**WORK REQUIRED:** Quote word for word the lines below, beginning with the first and ending with the one that has "extra = [0, 0, 0, 0, 0, 0, 0, 0, 0, 2.9, 1.4]". Drop the pictures.

**INFORMATION SHOWN:**
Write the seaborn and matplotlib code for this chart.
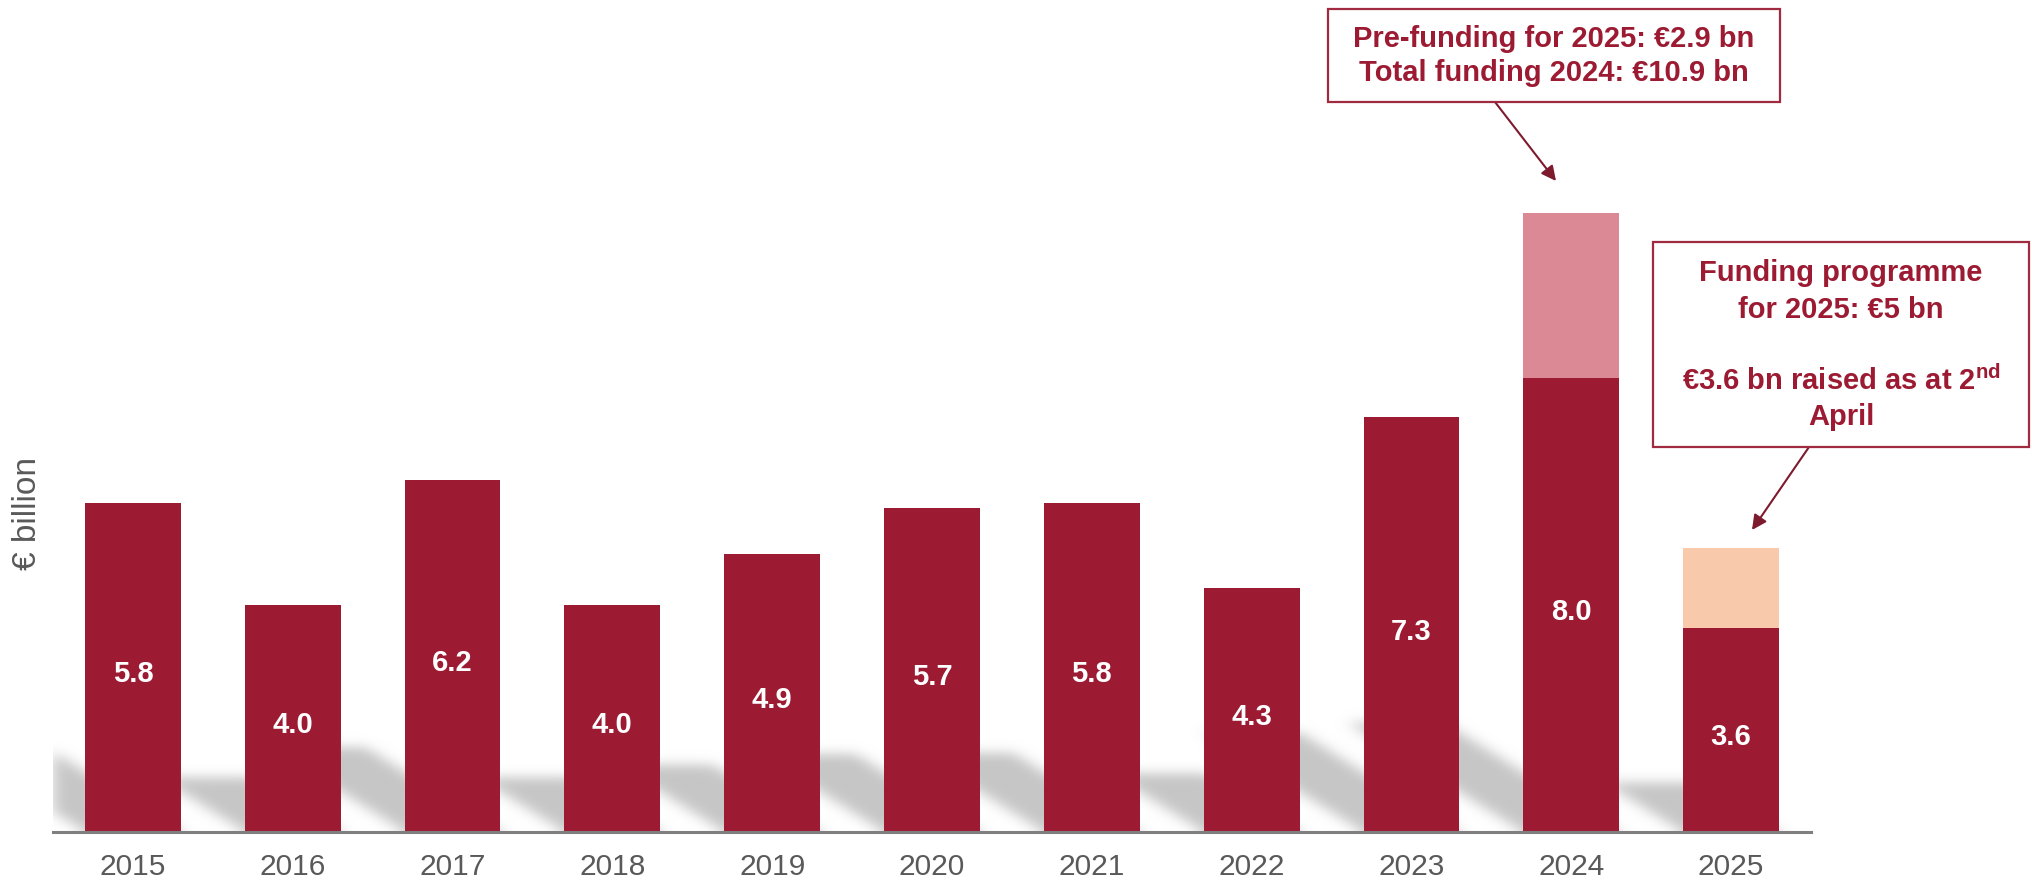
import numpy as np
import pandas as pd
import matplotlib
matplotlib.use("Agg")
import matplotlib.pyplot as plt
import matplotlib.transforms as mtransforms
import seaborn as sns
from matplotlib.patches import Rectangle

# ---- data -------------------------------------------------------------
years = ["2015", "2016", "2017", "2018", "2019", "2020",
         "2021", "2022", "2023", "2024", "2025"]
issued = [5.8, 4.0, 6.2, 4.0, 4.9, 5.7, 5.8, 4.3, 7.3, 8.0, 3.6]
# 2024: pre-funding for 2025; 2025: remainder of the EUR 5 bn programme
extra = [0, 0, 0, 0, 0, 0, 0, 0, 0, 2.9, 1.4]

box1_lines = ["Pre-funding for 2025: €2.9 bn", "Total funding 2024: €10.9 bn"]
box2_lines = ["Funding programme", "for 2025: €5 bn",
              "€3.6 bn raised as at 2$^{\\mathbf{nd}}$", "April"]
y_label = "€ billion"

# ---- style ------------------------------------------------------------
DARK = "#9C1B33"
PINK = "#DC8996"
PEACH = "#F8CAAB"
GREY_TXT = "#595959"
total_colors = [DARK] * 9 + [PINK, PEACH]

sns.set_style("white")
plt.rcParams["font.family"] = ["Liberation Sans", "DejaVu Sans"]
plt.rcParams["mathtext.fontset"] = "custom"
plt.rcParams["mathtext.rm"] = "Liberation Sans"
plt.rcParams["mathtext.bf"] = "Liberation Sans:bold"

W, H = 2033, 888
fig = plt.figure(figsize=(W / 100, H / 100), dpi=100)
ax = fig.add_axes([53 / W, 56 / H, 1758 / W, 832 / H])

df = pd.DataFrame({"year": years, "issued": issued,
                   "total": np.add(issued, extra)})

# ---- soft floor shadows cast up-left by each bar ------------------------
def _kernel(sigma):
    r = int(3 * sigma)
    k = np.exp(-0.5 * (np.arange(-r, r + 1) / sigma) ** 2)
    return k / k.sum(), r

def blur(a, sx, sy):
    kx, rx = _kernel(sx)
    ky, ry = _kernel(sy)
    p = np.pad(a, ((0, 0), (rx, rx)), mode="constant")
    a = np.array([np.convolve(row, kx, mode="valid") for row in p])
    p = np.pad(a, ((ry, ry), (0, 0)), mode="edge")
    a = np.array([np.convolve(col, ky, mode="valid") for col in p.T]).T
    return a

xs = np.linspace(-0.5, 10.5, 1400)
ys = np.linspace(0, 3.0, 300)
X, Y = np.meshgrid(xs, ys)
mask = np.zeros_like(X)
lean = 0.57          # horizontal drift of the shadow per unit of height
for i, h in enumerate(issued):
    dy = 0.24 * h
    shift = lean * Y
    inside = (Y <= dy) & (X >= i - 0.3 - shift) & (X <= i + 0.3 - shift)
    mask[inside] = 1.0
mask = blur(mask, 6, 10)
rgba = np.zeros(mask.shape + (4,))
rgba[..., :3] = 0.78
rgba[..., 3] = np.clip(mask, 0, 1)
ax.imshow(rgba, extent=(-0.5, 10.5, 0, 3.0), origin="lower",
          aspect="auto", zorder=1, interpolation="bilinear")

# ---- bars -------------------------------------------------------------
sns.barplot(data=df, x="year", y="total", hue="year", palette=total_colors,
            width=0.6, saturation=1, legend=False, linewidth=0,
            edgecolor="none", ax=ax, zorder=2)
sns.barplot(data=df, x="year", y="issued", color=DARK, width=0.6,
            saturation=1, linewidth=0, edgecolor="none", ax=ax, zorder=3)

label_tr = mtransforms.offset_copy(ax.transData, fig=fig, y=-7, units="dots")
for i, v in enumerate(issued):
    ax.text(i, v / 2, f"{v:.1f}", ha="center", va="center", color="white",
            fontsize=21, fontweight="bold", zorder=4, transform=label_tr)

ax.set_xlim(-0.5, 10.5)
ax.set_ylim(0, 14.65)
ax.set_yticks([])
ax.set_xlabel("")
ax.set_ylabel("")
ax.tick_params(axis="x", length=0, pad=15, labelsize=21.5,
               labelcolor=GREY_TXT)
for s in ["left", "right", "top"]:
    ax.spines[s].set_visible(False)
ax.spines["bottom"].set_color("#7F7F7F")
ax.spines["bottom"].set_linewidth(2.2)
ax.spines["bottom"].set_zorder(5)

fig.text(28 / W, 1 - 513 / H, y_label, rotation=90, ha="center",
         va="center", fontsize=24, color=GREY_TXT)

# ---- call-out boxes ---------------------------------------------------
def fx(x):
    return x / W

def fy(y):
    return 1 - y / H

def callout(x0, y0, x1, y1, lines, line_y, start, end):
    fig.add_artist(Rectangle((fx(x0), fy(y1)), fx(x1) - fx(x0),
                             fy(y0) - fy(y1), transform=fig.transFigure,
                             facecolor="white", edgecolor="#A02A40", lw=1.6,
                             zorder=6))
    cx = (x0 + x1) / 2
    for txt, ly in zip(lines, line_y):
        fig.text(fx(cx), fy(ly), txt, ha="center", va="center",
                 fontsize=21, fontweight="bold", color=DARK, zorder=7)
    ax.annotate("", xy=(fx(end[0]), fy(end[1])),
                xytext=(fx(start[0]), fy(start[1])),
                xycoords="figure fraction", textcoords="figure fraction",
                arrowprops=dict(arrowstyle="-|>", color="#7E1A2E", lw=1.5,
                                mutation_scale=22, shrinkA=0, shrinkB=0))

callout(1328, 9, 1780, 102, box1_lines, [39, 73],
        (1495, 102), (1556, 181))
callout(1653, 242, 2029, 447, box2_lines, [273, 310, 381, 417],
        (1809, 447), (1752, 530))

fig.savefig("out.png", dpi=100)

**PROBLEM SOLUTION:**
Write the seaborn and matplotlib code for this chart.
import numpy as np
import pandas as pd
import matplotlib
matplotlib.use("Agg")
import matplotlib.pyplot as plt
import matplotlib.transforms as mtransforms
import seaborn as sns
from matplotlib.patches import Rectangle

# ---- data -------------------------------------------------------------
years = ["2015", "2016", "2017", "2018", "2019", "2020",
         "2021", "2022", "2023", "2024", "2025"]
issued = [5.8, 4.0, 6.2, 4.0, 4.9, 5.7, 5.8, 4.3, 7.3, 8.0, 3.6]
# 2024: pre-funding for 2025; 2025: remainder of the EUR 5 bn programme
extra = [0, 0, 0, 0, 0, 0, 0, 0, 0, 2.9, 1.4]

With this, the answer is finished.